Franklin D. Roosevelt

Statement on Signing a Bill on Reconversion.

October 03, 1944

I have signed S. 2051, a bill "to amend the Social Security Act, as amended, to provide a national program for war mobilization and reconversion, and for other purposes."

I have signed the bill because it is important, as this bill provides, that the Office of War Mobilization should be promptly expanded and given clear statutory powers to direct' and supervise the tremendous task of reconversion in all of its numerous and related phases.

Last October at my suggestion Justice Byrnes set up a unit in the Office of War Mobilization to deal with war and postwar adjustment problems. The work of this unit was placed in charge of Mr. Bernard Baruch. In February of this year, Mr. Baruch and his associate Mr. Hancock made a report recommending that the coordinating powers of the Office of War Mobilization be extended to cover activities relating to reconversion and that separate units be established in that Office to deal with the problems of Contract Settlement, War Surplus Property Disposition, and Retraining and Reemployment.

Shortly thereafter by Executive Orders, I set up separate units in the Office of War Mobilization to deal with these problems so far as was practicable under existing law until legislation clarifying the powers of these units and defining the basic policies to be pursued by them could be enacted by the Congress.

Last June the Congress passed legislation establishing the Office of Contract Settlement with adequate powers to supervise and expedite the settlement of war contracts.

Just before its recent adjournment the Congress passed H. R. 5125, setting up a Surplus Property Disposal Board and defining its powers, and S. 2051, the bill now before me, which expands the Office of War Mobilization into an Office of War Mobilization and Reconversion and places within it the Office of Contract Settlement, the Surplus War Property Administration, and the Retraining and Reemployment Administration.

So far as the bill goes, it is quite satisfactory. It applies the lessons which we have learned during the war as to the need of continuing coordination of related activities to the problems of reconversion to peace. It does not and cannot, of course, eliminate the problems and difficulties of reconversion, but it goes far to expedite and facilitate their solution.

But I feel it my duty to draw attention to the fact that the bill does not adequately deal with the human side of reconversion. When I signed the G.I. Bill on June 22 last, I expressed the hope that "the Congress will also take prompt action, when it reconvenes, on necessary legislation which is now pending to facilitate the development of unified programs for the demobilization of civilian war workers, for their reemployment in peacetime pursuits, and for provision, in cooperation with the States, of appropriate unemployment benefits during the transition from war to peace." The bill is not adequate to obtain these 'ends.

Provisions, which were in the bill as it passed the Senate, to provide transportation for war workers from the place of their employment to their bona fide residence or to the location of new employment arranged by the workers were omitted in conference. So also were the provisions, in the bill as it passed the Senate, ensuring appropriate unemployment compensation to Federal workers.

Moreover the bill fails to prescribe minimum standards to govern the amount and duration of unemployment benefits which should be paid by the States to all workers unavoidably out of a job during the period of transition from war to peace.

We have rightly committed ourselves to a fair and generous treatment of our G.I. men and women.
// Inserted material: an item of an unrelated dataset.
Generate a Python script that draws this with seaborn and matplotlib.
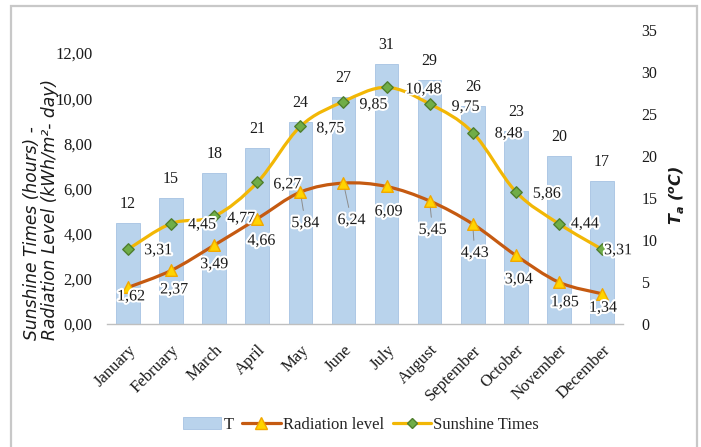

We have rightly committed ourselves to a prompt and generous policy of contract settlement to aid industry to return to peacetime work. We have rightly committed ourselves to support farm prices at a fair level during the period of reconversion. We should be no less fair in our treatment of our war workers.

I am glad to know that the Chairman of the House Ways and Means Committee has announced that his Committee will give consideration to further amendments of the Social Security Act after recess and I hope that the deficiencies which I have pointed out in the bill before me will be promptly rectified.